PROBLEM STATEMENT
Write every line out verbatim and omit the pictures.

DATASET CONTENT
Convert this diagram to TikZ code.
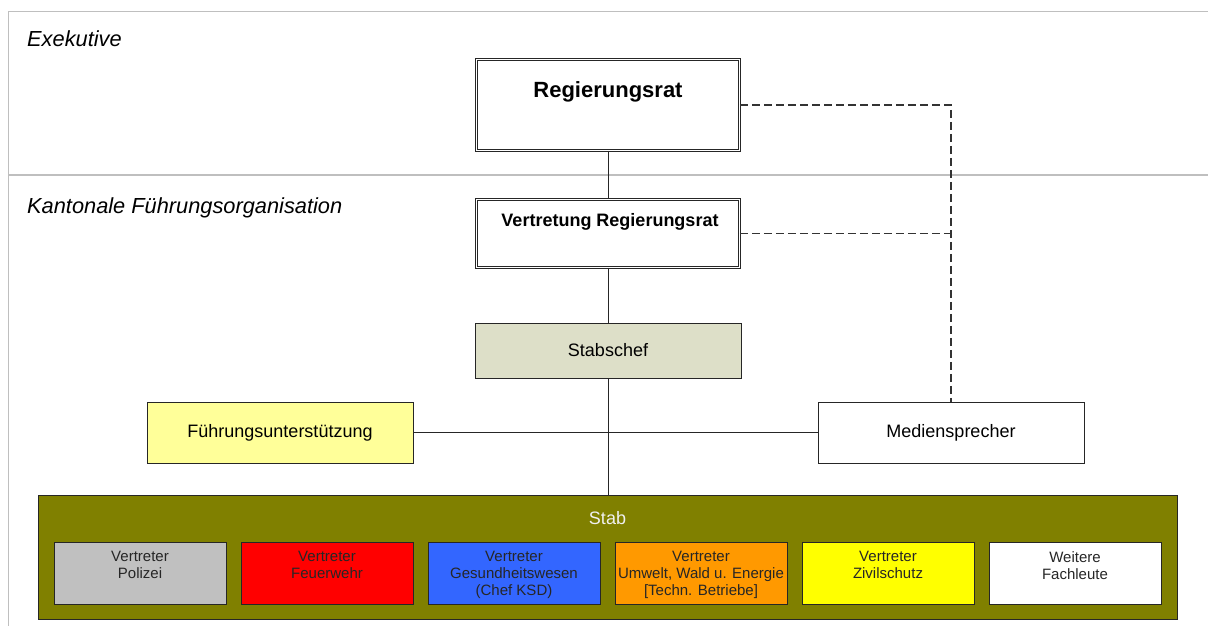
\documentclass[tikz,border=0pt]{standalone}
\usepackage{fontspec}
\setmainfont{Liberation Sans}
\definecolor{framegray}{HTML}{BFBFBF}
\definecolor{chefgreen}{HTML}{DDDFC8}
\definecolor{stabolive}{HTML}{808000}
\definecolor{fuyellow}{HTML}{FFFF99}
\definecolor{polgray}{HTML}{C0C0C0}
\definecolor{fwred}{HTML}{FF0000}
\definecolor{gsblue}{HTML}{3366FF}
\definecolor{uworange}{HTML}{FF9900}
\definecolor{zsyellow}{HTML}{FFFF00}
\tikzset{
  box/.style={draw=black!85, line width=1pt, inner sep=0pt, minimum width=266pt, font=\fontsize{18}{21}\selectfont},
  dbox/.style={draw=black!85, double, double distance=1.6pt, line width=0.7pt, inner sep=0pt, minimum width=263pt},
  vbox/.style={draw=black!85, line width=1pt, inner sep=0pt, minimum width=172pt, minimum height=62pt},
  link/.style={draw=black!85, line width=1pt},
  mlink/.style={draw=black!80, line width=1.1pt, dash pattern=on 8pt off 4pt},
}
\begin{document}
\begin{tikzpicture}[x=1pt,y=-1pt]
  \useasboundingbox (0,0) rectangle (1208,626);
  % frame
  \draw[framegray, line width=1.5pt] (1208,11.5) -- (8.5,11.5) -- (8.5,626);
  \draw[framegray, line width=1.5pt] (8.5,175) -- (1208,175);
  \node[anchor=base west, inner sep=0pt, font=\itshape\fontsize{21.8}{25}\selectfont] (exe) at (27,47) {Exekutive};
  \node[anchor=base west, inner sep=0pt, font=\itshape\fontsize{21.8}{25}\selectfont] (kfo) at (27,213) {Kantonale Führungsorganisation};
  % Exekutive
  \node[dbox, minimum height=91pt] (rr) at (608,105) {};
  \node[font=\bfseries\fontsize{22}{26}\selectfont] (rrt) at (608,92) {Regierungsrat};
  % Fuehrungsorganisation
  \node[dbox, minimum height=68pt] (vrr) at (608,233.5) {};
  \node[font=\bfseries\fontsize{18}{21}\selectfont] (vrrt) at (610,222) {Vertretung Regierungsrat};
  \node[box, fill=chefgreen, minimum height=55pt] (sc) at (608,350.5) {Stabschef};
  \node[box, fill=fuyellow, minimum height=61pt] (fu) at (280,432.5) {Führungsunterstützung};
  \node[box, fill=white, minimum height=61pt] (ms) at (951,432.5) {Mediensprecher};
  \node[draw=black!85, line width=1pt, fill=stabolive, minimum width=1139pt, minimum height=124pt] (stab) at (607.5,557) {};
  \node[text=white!94!black, font=\fontsize{18}{21}\selectfont] (stabt) at (607.5,518) {Stab};
  \foreach \n/\c/\t [count=\i from 0] in {pol/polgray/{Vertreter\\Polizei}, fw/fwred/{Vertreter\\Feuerwehr},
      gs/gsblue/{Vertreter\\Gesundheitswesen\\(Chef KSD)}, uwe/uworange/{Vertreter\\Umwelt, Wald u. Energie\\{[Techn. Betriebe]}},
      zs/zsyellow/{Vertreter\\Zivilschutz}, wf/white/{Weitere\\Fachleute}} {
    \node[vbox, fill=\c] (\n) at (140+187*\i,573) {};
    \node[anchor=north, align=center, inner sep=0pt, text=black!85, font=\fontsize{15}{17}\selectfont] (\n-t) at ([yshift=-9.5pt]\n.north) {\t};
  }
  % connectors
  \draw[link] (rr) -- (vrr);
  \draw[link] (vrr) -- (sc);
  \draw[link] (sc.south) -- (sc.south |- stab.north);
  \draw[link] (fu) -- (ms);
  \draw[mlink] (rr.east) -| (ms.north);
  \draw[mlink] (vrr.east) -- (vrr.east -| ms.north);
\end{tikzpicture}
\end{document}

SOLUTION FOR THIS EXERCISE
Convert this diagram to TikZ code.
\documentclass[tikz,border=0pt]{standalone}
\usepackage{fontspec}
\setmainfont{Liberation Sans}
\definecolor{framegray}{HTML}{BFBFBF}
\definecolor{chefgreen}{HTML}{DDDFC8}
\definecolor{stabolive}{HTML}{808000}
\definecolor{fuyellow}{HTML}{FFFF99}
\definecolor{polgray}{HTML}{C0C0C0}
\definecolor{fwred}{HTML}{FF0000}
\definecolor{gsblue}{HTML}{3366FF}
\definecolor{uworange}{HTML}{FF9900}
\definecolor{zsyellow}{HTML}{FFFF00}
\tikzset{
  box/.style={draw=black!85, line width=1pt, inner sep=0pt, minimum width=266pt, font=\fontsize{18}{21}\selectfont},
  dbox/.style={draw=black!85, double, double distance=1.6pt, line width=0.7pt, inner sep=0pt, minimum width=263pt},
  vbox/.style={draw=black!85, line width=1pt, inner sep=0pt, minimum width=172pt, minimum height=62pt},
  link/.style={draw=black!85, line width=1pt},
  mlink/.style={draw=black!80, line width=1.1pt, dash pattern=on 8pt off 4pt},
}
\begin{document}
\begin{tikzpicture}[x=1pt,y=-1pt]
  \useasboundingbox (0,0) rectangle (1208,626);
  % frame
  \draw[framegray, line width=1.5pt] (1208,11.5) -- (8.5,11.5) -- (8.5,626);
  \draw[framegray, line width=1.5pt] (8.5,175) -- (1208,175);
  \node[anchor=base west, inner sep=0pt, font=\itshape\fontsize{21.8}{25}\selectfont] (exe) at (27,47) {Exekutive};
  \node[anchor=base west, inner sep=0pt, font=\itshape\fontsize{21.8}{25}\selectfont] (kfo) at (27,213) {Kantonale Führungsorganisation};
  % Exekutive
  \node[dbox, minimum height=91pt] (rr) at (608,105) {};
  \node[font=\bfseries\fontsize{22}{26}\selectfont] (rrt) at (608,92) {Regierungsrat};
  % Fuehrungsorganisation
  \node[dbox, minimum height=68pt] (vrr) at (608,233.5) {};
  \node[font=\bfseries\fontsize{18}{21}\selectfont] (vrrt) at (610,222) {Vertretung Regierungsrat};
  \node[box, fill=chefgreen, minimum height=55pt] (sc) at (608,350.5) {Stabschef};
  \node[box, fill=fuyellow, minimum height=61pt] (fu) at (280,432.5) {Führungsunterstützung};
  \node[box, fill=white, minimum height=61pt] (ms) at (951,432.5) {Mediensprecher};
  \node[draw=black!85, line width=1pt, fill=stabolive, minimum width=1139pt, minimum height=124pt] (stab) at (607.5,557) {};
  \node[text=white!94!black, font=\fontsize{18}{21}\selectfont] (stabt) at (607.5,518) {Stab};
  \foreach \n/\c/\t [count=\i from 0] in {pol/polgray/{Vertreter\\Polizei}, fw/fwred/{Vertreter\\Feuerwehr},
      gs/gsblue/{Vertreter\\Gesundheitswesen\\(Chef KSD)}, uwe/uworange/{Vertreter\\Umwelt, Wald u. Energie\\{[Techn. Betriebe]}},
      zs/zsyellow/{Vertreter\\Zivilschutz}, wf/white/{Weitere\\Fachleute}} {
    \node[vbox, fill=\c] (\n) at (140+187*\i,573) {};
    \node[anchor=north, align=center, inner sep=0pt, text=black!85, font=\fontsize{15}{17}\selectfont] (\n-t) at ([yshift=-9.5pt]\n.north) {\t};
  }
  % connectors
  \draw[link] (rr) -- (vrr);
  \draw[link] (vrr) -- (sc);
  \draw[link] (sc.south) -- (sc.south |- stab.north);
  \draw[link] (fu) -- (ms);
  \draw[mlink] (rr.east) -| (ms.north);
  \draw[mlink] (vrr.east) -- (vrr.east -| ms.north);
\end{tikzpicture}
\end{document}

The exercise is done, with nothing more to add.